Advanced Planning Topic: 2024 Tax Update

Advanced Planning Topic: 2024 Tax Update

As we begin 2024 it’s important to review tax law changes and to consider certain planning opportunities that could be beneficial.


The Lifetime Exemption and Annual Exclusion

Effective January 1, 2024, the following federal estate law changes went into effect.

  • The Federal Estate Tax Exemption amount increased from $12,920,000 to $13,610,000
  • The annual gift exclusion increased from $17,000 to $18,000


Taking Advantage of the 2024 Increases

For those who have used their Exemptions, they may gift the newly acquired $610,000.  In addition, they may also increase their annual gifts from $17,000 to $18,000 ($36,000 for married couples).


2026 Scheduled Decrease of Exemption Provides Current Opportunity

Although the Federal Estate Tax Exemption has been increasing, it is scheduled to decrease to $5,000,000 at the end of 2025.  With an inflation adjustment (to $5,000,000), it’s anticipated that the new Exemption amount will likely end up being about $7,000,000.  A $6,610,000 decrease in Exemption would cause an additional estate tax of $2,974,500 for individuals with a taxable estate of at least $13,610,00 (or $5,949,000 for married couples with a taxable estate of $27,220,00).   For many, the solution is to use the current Exemption while the client still has it.  Gifts to Trusts for children is one approach.  Another, for an individual who is married, is to make gifts to his or her spouse in a manner where he or she maintains access to the gifted assets while the spouse is living – a technique known as the Spousal Limited Access Trust (i.e. a “SLAT”).   For clients not comfortable gifting, we have helped them utilize life insurance strategies to reduce the impact of the tax.

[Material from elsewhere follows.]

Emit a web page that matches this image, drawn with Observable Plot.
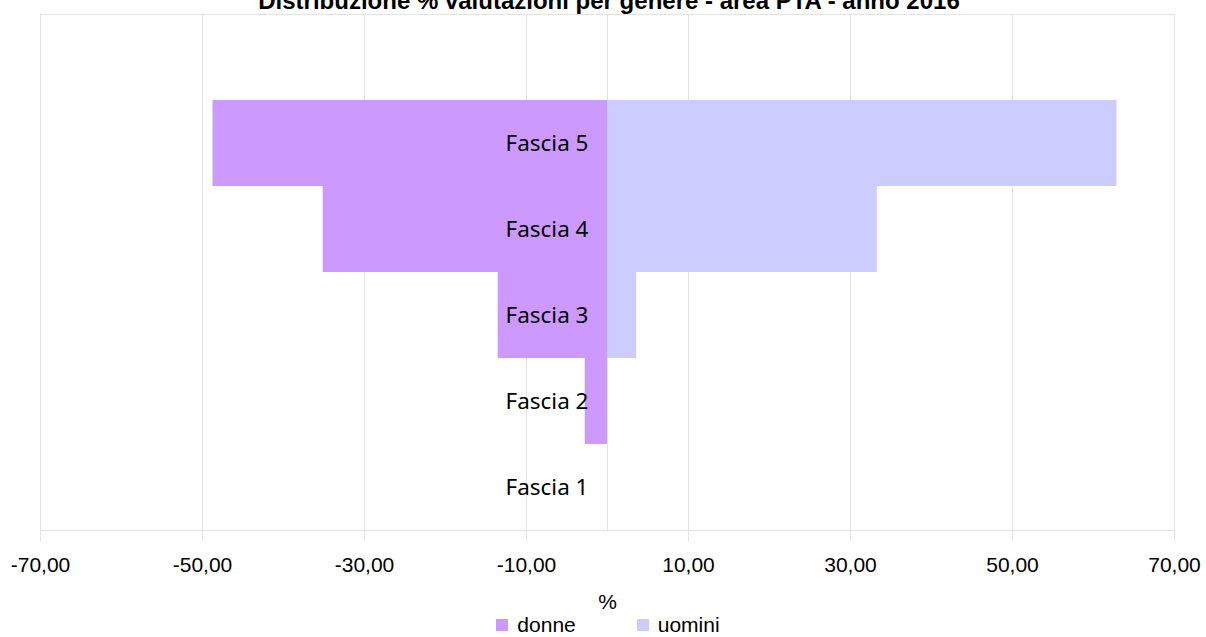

Higher Interest Rates Create Opportunities

Higher interest rates have had a negative effect on several estate planning strategies.  However, they have also made several estate planning strategies more appealing.

For example, the Charitable Remainder Trust (“CRT”) and the Qualified Personal Residence Trust (“QPRT”) are strategies to consider.  For CRTs, higher interest rates result in a larger income tax deduction, which would benefit someone anticipating a liquidation event or a higher-than-normal income year.   For the QPRT, higher interest rates decrease the amount of the gift of the residence to the QPRT and, therefore, less Exemption is used – often preserving more Exemption for additional estate tax free gifting.